Silver Rights

News, thoughts and comments on civil rights and related issues.

Thursday, December 01, 2005  

Opinion: Face transplant patient had right to decide

Some people find my refusal to be a champion of some causes they consider progressive perplexing. Despite my reservations about the death penalty, I will not be joining protests against the pending execution of Bloods founder, Stanley "Tookie" Williams. I would support a life sentence, if he would agree to stop posturing as a 'hero' in return. Ditto for environmental radical Michael Scarpitti (Tre Arrow) who is fighting extradition from Canada to the United States to face conspiracy charges in regard to firebombing a car dealership. His blathering about Mother Earth and Papa Sea doesn't impress me at all. Increasingly, I find myself looking at the militant activists in the disability movement with a jaundiced eye, too.

I'm thinking about the subject because of a history making operation made public this week. A French woman received the world's first partial face transplant.

The Louisville Courier-Journal reports.

The same doctor who beat Louisville surgeons to perform the world's first successful hand transplant in 1998 has announced that his team conducted the world's first partial face transplant in France on Sunday.

The French team said it grafted a nose, lips and chin onto a 38-year-old woman who had been disfigured by a dog bite.

The patient, who was not identified, is in excellent condition and the transplanted organs look normal, according to a joint statement from a hospital in Amiens, where the operation was performed, and another hospital in Lyon, where the doctors are based.

The organs were taken from a donor who was brain-dead, with that family's consent, according to an Associated Press report.

Dr. Jean-Michael Dubernard, the co-head of the French team, also led the doctors who performed the first hand and forearm transplant in September 1998, edging out a Jewish Hospital-University of Louisville team that was poised to do such a procedure.

The patient, who was unable to breathe properly or eat normally, believed that her quality of life was unacceptable without the surgery. She made an informed decision to risk a new operation that may fail. I support her right to make that decision. If the word "autonomy" has any meaning, this circumstance should be one in which it applies.

Radical disability activists will disagree. The bedrock of their argument will be that there was nothing wrong with the woman. She's wasn't critically disfigured, just "differently abled." In reality, people who are significantly disabled have lost abilities that can't be replaced. Sometimes there are somewhat adequate workarounds, sometimes not. The refusal of these activists to acknowledge the reality of significant disability is perverse and makes intelligent dialogue with them pretty much impossible.

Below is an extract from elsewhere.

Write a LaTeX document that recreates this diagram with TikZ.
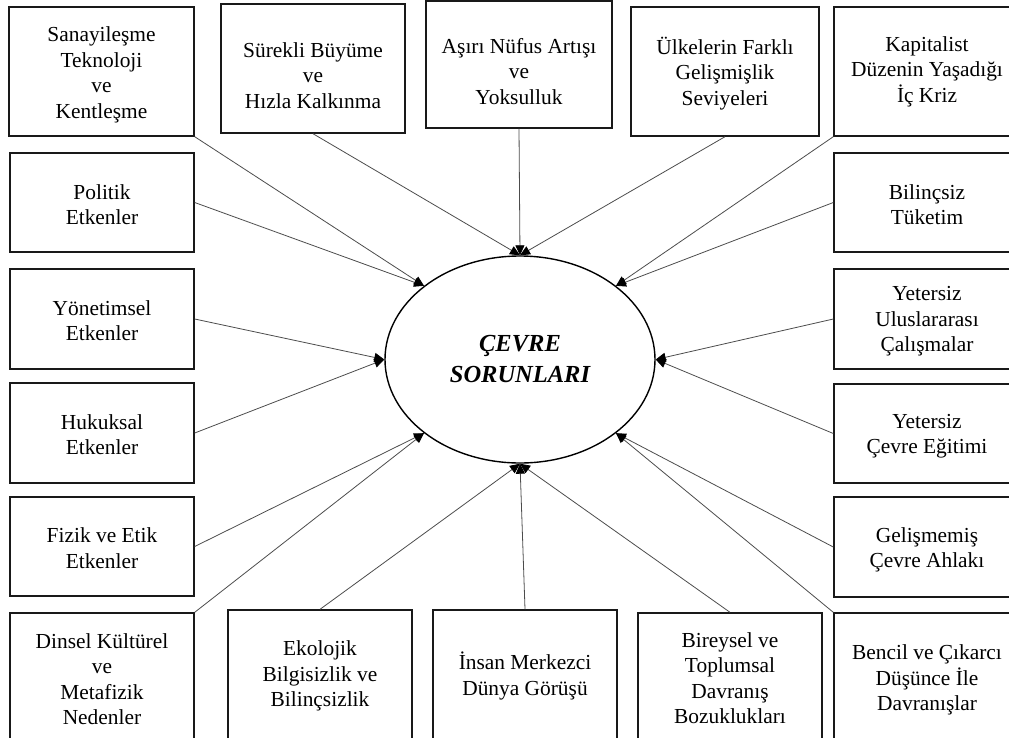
\documentclass[tikz,border=0pt]{standalone}
\usepackage{fontspec}
\setmainfont{Liberation Serif}
\usetikzlibrary{arrows.meta,shapes.geometric}

\tikzset{
  kutu/.style={draw=black!90, line width=1.4pt, inner sep=0pt},
  yazi/.style={align=center, font=\fontsize{21.4}{25.5}\selectfont},
  ok/.style={draw=black!70, line width=0.8pt, -{Triangle[length=10pt,width=9pt,color=black]}},
}

\begin{document}
\begin{tikzpicture}[x=1pt, y=-1pt]

\useasboundingbox (0,0) rectangle (1009,737);

% top row
\node[kutu, minimum width=185pt, minimum height=129pt, label={[yazi,yshift=-3.5pt]center:Sanayileşme\\Teknoloji\\ve\\Kentleşme}] (sanayi) at (101.5,71.5) {};
\node[kutu, minimum width=184pt, minimum height=129pt, label={[yazi,yshift=-7pt]center:Sürekli Büyüme\\ve\\Hızla Kalkınma}] (surekli) at (313,68.5) {};
\node[kutu, minimum width=186pt, minimum height=127pt, label={[yazi,yshift=-7pt]center:Aşırı Nüfus Artışı\\ve\\Yoksulluk}] (nufus) at (519,64.5) {};
\node[kutu, minimum width=188pt, minimum height=129pt, label={[yazi,yshift=-2pt]center:Ülkelerin Farklı\\Gelişmişlik\\Seviyeleri}] (ulke) at (725,71.5) {};
\node[kutu, minimum width=186pt, minimum height=129pt, label={[yazi]center:Kapitalist\\Düzenin Yaşadığı\\İç Kriz}] (kapital) at (927,71.5) {};

% left column
\node[kutu, minimum width=184pt, minimum height=99pt, label={[yazi,yshift=-2pt]center:Politik\\Etkenler}] (politik) at (102,202.5) {};
\node[kutu, minimum width=184pt, minimum height=100pt, label={[yazi,yshift=-1.5pt]center:Yönetimsel\\Etkenler}] (yonetim) at (102,319) {};
\node[kutu, minimum width=184pt, minimum height=100pt, label={[yazi,yshift=-1.5pt]center:Hukuksal\\Etkenler}] (hukuk) at (102,433) {};
\node[kutu, minimum width=184pt, minimum height=99pt, label={[yazi,yshift=-1.5pt]center:Fizik ve Etik\\Etkenler}] (fizik) at (102,546.5) {};
\node[kutu, minimum width=184pt, minimum height=132pt, label={[yazi]center:Dinsel Kültürel\\ve\\Metafizik\\Nedenler}] (dinsel) at (102,679) {};

% right column
\node[kutu, minimum width=186pt, minimum height=99pt, label={[yazi,yshift=-2pt]center:Bilinçsiz\\Tüketim}] (bilinc) at (927,202.5) {};
\node[kutu, minimum width=186pt, minimum height=100pt, label={[yazi,yshift=-2.5pt]center:Yetersiz\\Uluslararası\\Çalışmalar}] (uluslar) at (927,319) {};
\node[kutu, minimum width=186pt, minimum height=99pt, label={[yazi,yshift=-2.5pt]center:Yetersiz\\Çevre Eğitimi}] (egitim) at (927,433.5) {};
\node[kutu, minimum width=186pt, minimum height=100pt, label={[yazi,yshift=-3pt]center:Gelişmemiş\\Çevre Ahlakı}] (ahlak) at (927,547) {};
\node[kutu, minimum width=186pt, minimum height=134pt, label={[yazi]center:Bencil ve Çıkarcı\\Düşünce İle\\Davranışlar}] (bencil) at (927,680) {};

% bottom row
\node[kutu, minimum width=184pt, minimum height=132pt, label={[yazi]center:Ekolojik\\Bilgisizlik ve\\Bilinçsizlik}] (ekoloji) at (320,676) {};
\node[kutu, minimum width=184pt, minimum height=132pt, label={[yazi]center:İnsan Merkezci\\Dünya Görüşü}] (insan) at (525,676) {};
\node[kutu, minimum width=184pt, minimum height=130pt, label={[yazi]center:Bireysel ve\\Toplumsal\\Davranış\\Bozuklukları}] (bireysel) at (730,678) {};

% center
\node[draw, ellipse, line width=1.4pt, minimum width=270pt, minimum height=207pt, inner sep=0pt, align=center,
      font=\bfseries\itshape\fontsize{24.5}{31}\selectfont] (cevre) at (520,359.5) {ÇEVRE\\SORUNLARI};

% arrows
\draw[ok] (sanayi.south east) -- (cevre.north west);
\draw[ok] (politik.east) -- (cevre.north west);
\draw[ok] (surekli.south) -- (cevre.north);
\draw[ok] (nufus.south) -- (cevre.north);
\draw[ok] (ulke.south) -- (cevre.north);
\draw[ok] (kapital.south west) -- (cevre.north east);
\draw[ok] (bilinc.west) -- (cevre.north east);
\draw[ok] (yonetim.east) -- (cevre.west);
\draw[ok] (hukuk.east) -- (cevre.west);
\draw[ok] (uluslar.west) -- (cevre.east);
\draw[ok] (egitim.west) -- (cevre.east);
\draw[ok] (fizik.east) -- (cevre.south west);
\draw[ok] (dinsel.north east) -- (cevre.south west);
\draw[ok] (ahlak.west) -- (cevre.south east);
\draw[ok] (bencil.north west) -- (cevre.south east);
\draw[ok] (ekoloji.north) -- (cevre.south);
\draw[ok] (insan.north) -- (cevre.south);
\draw[ok] (bireysel.north) -- (cevre.south);

\end{tikzpicture}
\end{document}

The nadir of their position may have been reached during the Terri Schiavo saga. Militant disability movement members joined Right to Life activists in deeming Schiavo merely incapacitated. They claimed that she would recover with rehabilitation therapy. You may recall that autopsy results confirming that Schiavo's life effectively ended at the time of her collapse, and that her brain had atrophied to half normal size, made no difference to those who who opposed ending life support after 15 years. Extremist disability activists were among them.

Another disingenuous aspect of the radical arm of the disability rights movement is its determination to dictate to others about what medical options they may have. The most vocal of them, Not Dead Yet, opposes both testing of fetuses to identify genetic disorders, and assisted suicide. Its members will decide who will be born and when they can die instead. I don't believe being disabled gives anyone the right to determine quality of life issues for pregnant women or other disabled people. Seems to be that the radicals' belief that they are specially endowed to make such determinations falls back on the ridiculous stereotype of the handicapped as being more virtuous than others.

The patient who received the face transplant has chosen to keep her identity confidential. Considering the mud that would be flung at her by the radicals of the disability rights movement, that is a wise decision.